In-Situ Testing of Shallow Depth Helical Heat Exchangers for Ground Source Heat Pump Systems: ASHRAEConference Proceeding OR-16-C044. Authors: Francisco J. Alvarez-Revenga; Kevin L. Amende; Angelo Zarrella.

This paper explores the performance of shallow depth helical heat exchangers coupled with ground source heat pumps (GSHP) for residential HVAC applications. These vertical helical heat exchangers occupy considerably less land when compared to horizontal configurations, and are less influenced by outdoor temperature and weather conditions. When compared to traditional vertical deep probes, savings on drilling costs can be significant. However, performance data and design information is limited for this type of heat exchangers, which has limited their adoption amongst GSHP system designers and installers. In-situ heating and cooling tests were performed at a residence located in Bozeman, Montana, with a system containing three 12 ft (3.7 m) long helical ground heat exchangers installed to a depth of 6 to 18 ft (1.8 to 5.5 m) below the surface. The heat exchangers were coupled to a GSHP with variable capacity compressors. Moreover, a recently developed numerical model was used to compare the experimental results with the simulated performance. Heat exchanger outlet temperature as predicted by the CaRM-He model were compared with experimental data, resulting in a good agreement, especially in cooling mode. The advantages of this ground coupling method and the possibility to predict its performance make these systems an interesting option for the residential geothermal designer.
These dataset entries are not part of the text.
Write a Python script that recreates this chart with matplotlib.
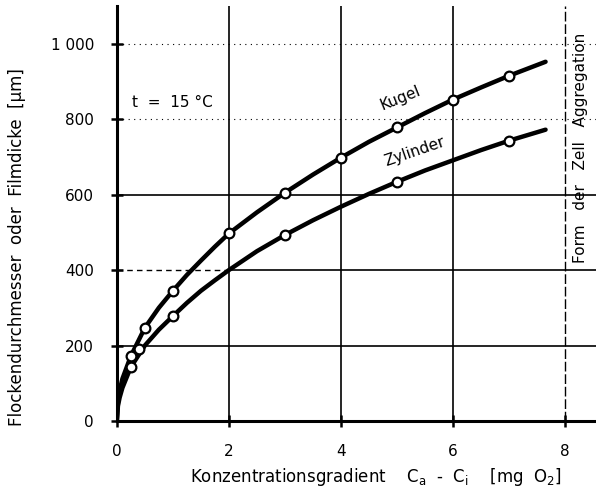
import matplotlib.pyplot as plt

# Kurven
x_kugel = [0, 0.02, 0.05, 0.1, 0.25, 0.5, 0.75, 1, 1.25, 1.5, 1.75, 2, 2.5, 3, 3.5, 4, 4.5, 5, 5.5, 6, 6.5, 7, 7.65]
y_kugel = [0, 50, 80, 112, 172, 247, 300, 345, 387, 425, 462, 497, 553, 605, 653, 698, 740, 778, 816, 852, 884, 915, 952]
x_zyl = [0, 0.02, 0.05, 0.1, 0.25, 0.5, 0.75, 1, 1.25, 1.5, 1.75, 2, 2.5, 3, 3.5, 4, 4.5, 5, 5.5, 6, 6.5, 7, 7.65]
y_zyl = [0, 40, 62, 88, 143, 200, 242, 278, 313, 345, 373, 400, 450, 493, 532, 568, 602, 634, 664, 691, 718, 743, 772]

# Messpunkte
px_kugel = [0.25, 0.5, 1, 2, 3, 4, 5, 6, 7]
py_kugel = [172, 247, 345, 497, 605, 698, 778, 852, 915]
px_zyl = [0.25, 0.4, 1, 3, 5, 7]
py_zyl = [143, 190, 278, 493, 634, 743]

xticks = [0, 2, 4, 6, 8]
yticks = [0, 200, 400, 600, 800, 1000]
ylabels = ['0', '200', '400', '600', '800', '1 000']

fig = plt.figure(figsize=(5.96, 4.93), dpi=100)
ax = fig.add_axes([0.196, 0.146, 0.804, 0.842])
ax.set_xlim(0, 8.55)
ax.set_ylim(0, 1100)

# Gitter
for xv in [2, 4, 6]:
    ax.axvline(xv, color='black', lw=1.2, zorder=1)
ax.axvline(8, color='black', lw=1.0, ls=(0, (7, 2)), zorder=1)
for yv in [200, 600]:
    ax.axhline(yv, color='black', lw=1.2, zorder=1)
ax.plot([0, 2], [400, 400], color='black', lw=1.0, ls=(0, (4, 3)), zorder=1)
ax.plot([2, 8.55], [400, 400], color='black', lw=1.2, zorder=1)
for yv in [800, 1000]:
    ax.axhline(yv, color='black', lw=0.8, ls=(0, (1, 4)), zorder=1)

ax.plot(x_kugel, y_kugel, color='black', lw=3.2, solid_capstyle='round', zorder=3)
ax.plot(x_zyl, y_zyl, color='black', lw=3.2, solid_capstyle='round', zorder=3)
ax.plot(px_kugel, py_kugel, 'o', ms=7, mfc='white', mec='black', mew=1.6, zorder=4)
ax.plot(px_zyl, py_zyl, 'o', ms=7, mfc='white', mec='black', mew=1.6, zorder=4)

for s in ['top', 'right']:
    ax.spines[s].set_visible(False)
ax.spines['left'].set_linewidth(2.2)
ax.spines['bottom'].set_linewidth(2.2)

ax.set_xticks(xticks)
ax.set_yticks(yticks)
ax.set_yticklabels(ylabels)
ax.tick_params(direction='inout', length=9, width=1.8, labelsize=11)
ax.tick_params(axis='y', pad=12)
ax.tick_params(axis='x', pad=12)

ax.text(1.0, 843, 't  =  15 °C', fontsize=11, ha='center', va='center')
ax.text(5.05, 857, 'Kugel', fontsize=11, ha='center', va='center', rotation=22)
ax.text(5.32, 714, 'Zylinder', fontsize=11, ha='center', va='center', rotation=19)

ax.set_xlabel(r'Konzentrationsgradient    $\mathrm{C_a}$  -  $\mathrm{C_i}$    [mg  O$_2$]', fontsize=12)
ax.xaxis.set_label_coords(0.54, -0.108)
ax.set_ylabel('Flockendurchmesser  oder  Filmdicke  [µm]', fontsize=12)
ax.yaxis.set_label_coords(-0.19, 0.42)
ax.text(8.27, 724, 'Form   der   Zell   Aggregation', fontsize=11, rotation=90,
        ha='center', va='center')

fig.savefig('out.png', dpi=100)
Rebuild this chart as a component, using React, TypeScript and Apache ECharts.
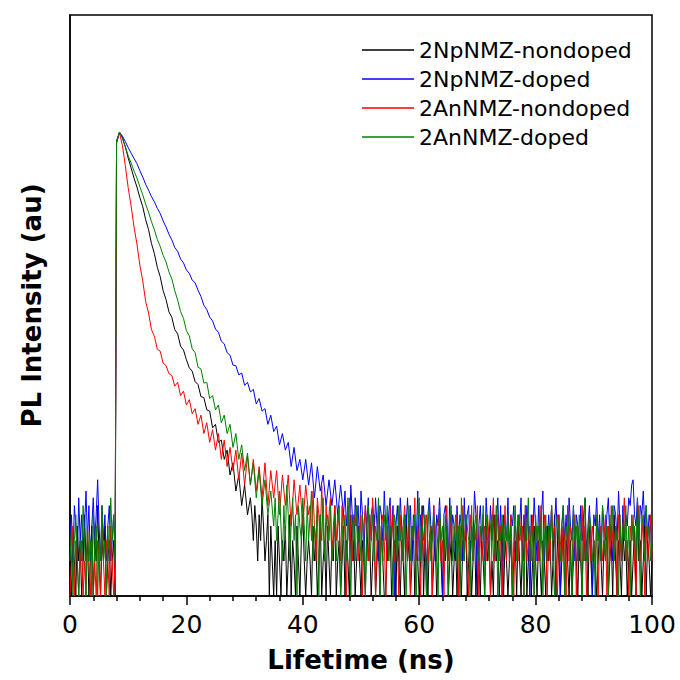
import React, { useEffect, useRef } from "react";
import * as echarts from "echarts";

// ---- Data (counts; log-scale intensity) ----
const seriesNames = ["2NpNMZ-nondoped", "2NpNMZ-doped", "2AnNMZ-nondoped", "2AnNMZ-doped"];
const seriesColors = ["#000000", "#0000ff", "#ff0000", "#008000"];

const xTicks = [0, 20, 40, 60, 80, 100];
const FINE_STEP = 0.25; // ns, noise samples
const DECAY_STEP = 0.5; // ns, decay samples
const DECAY_START = 8.0; // ns, rise of the pulse

// 2NpNMZ-nondoped (black)
const blackPre = [2,1,3,2,1,4,2,3,1,2,5,2,3,1,2,4,1,3,2,6,2,1,3,2,4,1,2,3,1,2,3,1];
const blackDecay = [7900,9800,8850,7350,5870,4830,3950,3310,2690,2240,1730,1420,1080,885,675,560,425,356,279,250,196,180,141,131,108,92,86,70,66,52,51,40,39,28,30,21,22,15,18,11,14,8,11,6,9,5,7];
const blackTail = [
  5,3,6,4,2,5,3,7,4,2,3,5,1,4,2,1,3,1,4,2,
  1,3,2,4,1,2,5,1,3,2,1,4,2,1,3,5,2,1,2,3,
  2,1,4,2,3,1,2,5,1,2,3,1,4,2,1,3,2,6,1,2,
  3,1,2,4,1,3,2,1,5,2,3,1,2,4,2,1,3,2,1,4,
  2,3,1,2,5,1,2,3,1,4,2,1,1,3,2,4,1,2,3,1,
  4,2,1,3,2,1,5,2,3,1,2,4,1,3,2,1,2,6,1,3,
  2,1,3,4,1,2,3,1,2,5,2,1,3,2,4,1,2,3,1,2,
  3,1,4,2,1,3,2,5,1,2,3,1,2,4,1,3,2,1,3,2,
  1,4,2,3,1,2,1,5,2,3,1,2,4,1,3,2,1,2,3,1,
  2,3,1,4,2,1,3,2,6,1,2,3,1,2,4,2,1,3,2,1,
  3,2,1,4,2,3,1,2,5,1,3,2,1,2,4,1,3,2,1,3,
  1,2,4,2,1,3,2,1,5,2,3,1,4,2,1,3,2,1,2,4,
  2,1,3,2,4,1,2,3,1,5,2,1,3,2,1,4,2,3,1,2,
  3,1,2,4,1,6,2,3,1,2,4,1,3,2,1,2
];

// 2NpNMZ-doped (blue)
const bluePre = [3,5,2,6,4,2,7,3,5,2,4,8,3,6,2,4,7,3,5,10,4,2,6,3,5,2,4,6,2,3,5,2];
const blueDecay = [8100,9800,9080,8140,7230,6470,5830,5260,4580,4030,3490,3110,2730,2470,2170,1960,1690,1500,1300,1160,1000,925,795,735,640,598,522,496,428,378,318,292,251,233,198,186,156,148,124,118,97,96,80,83,65,69,57,60,45,50,39,41,30,36,26,29,20,25,18,21,13,19,12,15,10,15,9,14,7,13,8,11,6,10,6,10,5,9,5];
const blueTail = [
  8,4,6,3,9,5,2,7,4,6,3,8,5,2,6,4,7,3,5,6,
  3,7,4,2,6,5,3,8,4,2,5,7,3,6,1,4,6,3,7,4,
  2,5,4,7,3,6,2,5,4,3,8,2,5,4,6,3,1,5,7,4,
  3,6,2,5,4,7,3,1,5,6,4,2,7,3,5,4,2,6,3,5,
  4,2,7,3,5,6,2,4,3,8,5,1,4,6,3,5,2,7,4,3,
  6,3,5,2,4,7,3,6,1,5,4,3,7,2,5,4,6,2,3,5,
  4,7,2,5,3,6,4,1,5,3,7,4,2,6,3,5,8,2,4,3,
  5,3,6,2,4,7,3,5,1,4,6,3,5,2,7,4,3,6,2,5,
  4,2,6,3,5,7,2,4,6,3,1,5,4,7,3,5,2,6,4,3,
  5,7,3,4,2,6,5,3,8,4,2,6,3,5,4,7,6,9,10,5,
  4,7,3,6,5,8,4,6,3,5,4,2
];

// 2AnNMZ-nondoped (red)
const redPre = [1,2,4,1,3,2,1,2,3,1,2,1,4,2,1,3,1,2,1,3,2,1,5,2,1,3,2,1,4,2,1,2];
const redDecay = [8200,9700,7550,5080,3260,2270,1500,1070,705,515,342,272,196,172,133,128,101,96,82,79,64,69,53,58,44,49,37,41,30,36,25,31,21,27,18,25,15,22,13,19,12,18,10,17,9,16,9,15,8,13,7,14,6,12,7,12,5,11,6,11,4,10,5,9,4,9,5];
const redTail = [
  6,3,8,4,2,7,5,3,9,4,2,6,3,5,7,2,4,6,3,5,
  4,2,6,3,5,1,4,7,3,2,5,4,6,2,3,5,1,4,6,3,
  2,5,3,7,4,1,3,6,2,4,5,3,1,4,2,6,3,5,2,4,
  3,1,5,2,4,6,3,2,5,1,4,3,7,2,4,3,1,5,2,4,
  5,2,3,4,1,6,3,2,4,5,2,3,1,4,6,2,3,5,2,4,
  3,5,1,4,2,6,3,4,2,1,5,3,2,4,3,6,1,4,2,3,
  4,2,5,3,1,4,7,2,3,5,2,4,1,3,6,2,4,3,5,2,
  1,4,3,2,5,3,4,1,6,2,3,4,2,5,1,3,4,2,6,3,
  2,5,3,1,4,2,6,3,4,2,1,5,3,2,4,3,1,6,2,4,
  3,2,5,1,4,3,2,6,2,4,1,3,5,2,4,3,2,5,1,3,
  4,2,3,5,1,4,2,6,3,2,4,1,5,3,2,4,7,2,3,1,
  4,3,5,2,1,4,6,2,3,5,1,4,2,3,5,2
];

// 2AnNMZ-doped (green)
const greenPre = [2,4,1,3,5,2,1,3,2,6,3,1,4,2,3,1,5,2,4,1,3,2,6,2,3,1,4,2,7,3,5,2];
const greenDecay = [8300,9850,8650,7420,6120,5330,4540,3960,3330,2840,2350,2010,1660,1420,1170,1020,855,750,615,535,425,352,280,245,192,173,134,124,93,90,68,69,50,53,40,44,31,36,25,30,19,25,15,20,12,17,9,14,7,12,6,10,5,8,4];
const greenTail = [
  7,3,5,8,4,2,6,3,9,5,2,4,7,3,5,1,6,4,3,7,
  4,2,6,3,5,8,2,4,3,6,1,5,3,7,2,4,5,3,6,2,
  3,5,2,4,6,1,3,5,4,2,7,3,1,4,5,2,6,3,4,2,
  5,3,1,4,6,2,3,5,2,4,3,7,1,4,2,5,3,6,2,4,
  3,1,5,4,2,6,3,4,2,5,1,3,6,2,4,3,5,1,4,7,
  2,4,3,5,1,4,6,2,3,5,4,2,1,6,3,4,2,5,3,1,
  4,6,2,3,5,2,4,1,7,3,2,5,4,3,1,6,2,4,5,3,
  2,4,3,6,1,5,3,2,4,5,2,3,6,1,4,3,5,2,4,3,
  5,2,4,1,3,6,2,5,3,4,2,1,5,3,7,2,4,3,1,5,
  3,4,2,6,1,3,5,2,4,3,6,2,1,4,5,3,2,4,6,1,
  4,3,5,2,1,6,3,4,2,5,3,1,4,7,2,3,5,4,2,3,
  1,5,3,4,2,6,3,2,4,1,5,3,6,2,4,3,1,5,2,4,
  3,6,2,4,1,5,3,4,2,7,3,1,5,4,2,6,3,4,2,5
];

const seriesParts = [
  [blackPre, blackDecay, blackTail],
  [bluePre, blueDecay, blueTail],
  [redPre, redDecay, redTail],
  [greenPre, greenDecay, greenTail],
];

function buildSeries(pre: number[], decay: number[], tail: number[]) {
  const pts: number[][] = [];
  pre.forEach((v, i) => pts.push([i * FINE_STEP, Math.max(v, 1)]));
  decay.forEach((v, i) => pts.push([DECAY_START + i * DECAY_STEP, Math.max(v, 1)]));
  const tailStart = DECAY_START + (decay.length - 1) * DECAY_STEP + FINE_STEP;
  tail.forEach((v, i) => pts.push([tailStart + i * FINE_STEP, Math.max(v, 1)]));
  return pts;
}

export default function App() {
  const ref = useRef<HTMLDivElement>(null);
  useEffect(() => {
    if (!ref.current) return;
    const chart = echarts.init(ref.current, undefined, { renderer: "svg" });
    const option = {
      animation: false,
      backgroundColor: "#ffffff",
      grid: {
        left: 70,
        right: 28,
        top: 15,
        bottom: 84,
        show: true,
        borderColor: "#000",
        borderWidth: 1.5,
        backgroundColor: "transparent",
      },
      legend: {
        data: seriesNames,
        orient: "vertical",
        left: 362,
        top: 39,
        padding: 0,
        itemWidth: 52,
        itemHeight: 1.5,
        itemGap: 7,
        icon: "rect",
        selectedMode: false,
        textStyle: { fontFamily: "DejaVu Sans", fontSize: 22, color: "#000" },
      },
      xAxis: {
        type: "value",
        min: xTicks[0],
        max: xTicks[xTicks.length - 1],
        interval: 20,
        splitLine: { show: false },
        axisLine: { show: true, lineStyle: { color: "#000", width: 1.5 } },
        axisTick: { show: true, inside: false, length: 9, lineStyle: { color: "#000", width: 1.5 } },
        minorTick: { show: true, splitNumber: 5, length: 5, lineStyle: { color: "#000", width: 1.5 } },
        axisLabel: { fontFamily: "DejaVu Sans", fontSize: 25, color: "#000", margin: 16 },
        name: "Lifetime (ns)",
        nameLocation: "middle",
        nameGap: 51,
        nameTextStyle: { fontFamily: "DejaVu Sans", fontWeight: "bold", fontSize: 26, color: "#000" },
      },
      yAxis: {
        type: "log",
        logBase: 10,
        min: 1,
        max: 100000,
        splitLine: { show: false },
        axisLine: { show: true, lineStyle: { color: "#000", width: 1.5 } },
        axisTick: { show: false },
        axisLabel: { show: false },
        name: "PL Intensity (au)",
        nameLocation: "middle",
        nameRotate: 90,
        nameGap: 25,
        nameTextStyle: { fontFamily: "DejaVu Sans", fontWeight: "bold", fontSize: 26, color: "#000" },
      },
      series: seriesNames.map((name, k) => ({
        name,
        type: "line",
        data: buildSeries(seriesParts[k][0], seriesParts[k][1], seriesParts[k][2]),
        showSymbol: false,
        symbol: "none",
        clip: true,
        lineStyle: { color: seriesColors[k], width: 1 },
        itemStyle: { color: seriesColors[k] },
      })),
    };
    chart.setOption(option as any);
    return () => chart.dispose();
  }, []);
  return (
    <div
      ref={ref}
      style={{ position: "fixed", left: 0, top: 0, width: 680, height: 680, background: "#fff" }}
    />
  );
}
In Situ Testing of Earth-Air Heat Exchangers: Under Slab vs. Under Yard: ASHRAE Conference Proceeding DA-14-C081. Authors:Chantz M. Denowh, Student Member ASHRAE; Kevin L. Amende, PE, Associate Member ASHRAE.

Earth-air heat exchangers (EAHX) have the potential to reduce residential heating and cooling loads by pre-conditioning outside air through under soil pipes. Typical installations of EAHX occur in green space located adjacent to existing residences. However, during new construction these systems could be installed under the foundation with a minimum amount of additional excavation taking place. The following study compares the performance of both installation types located at a residence in Bozeman, Montana. The comparison indicates the soil temperature distribution and heat transfer mechanisms are different for each location. For a comprehensive comparison, the annual soil temperatures under the green space and foundation are modeled using an analytical and finite element method approach respectively. This is done for both a heating and cooling dominate climate. The results indicate the annual soil temperatures in the green space vary around the average annual surface temperature while under the foundation the temperatures are higher and relatively constant. It was concluded that for a heating dominate climate the under foundation installation results in higher annual soil temperatures, and thus greater energy savings through the heating season. Cooling dominated climates tend to benefit more from installations under the green space where soil temperatures are reduced during the winter months.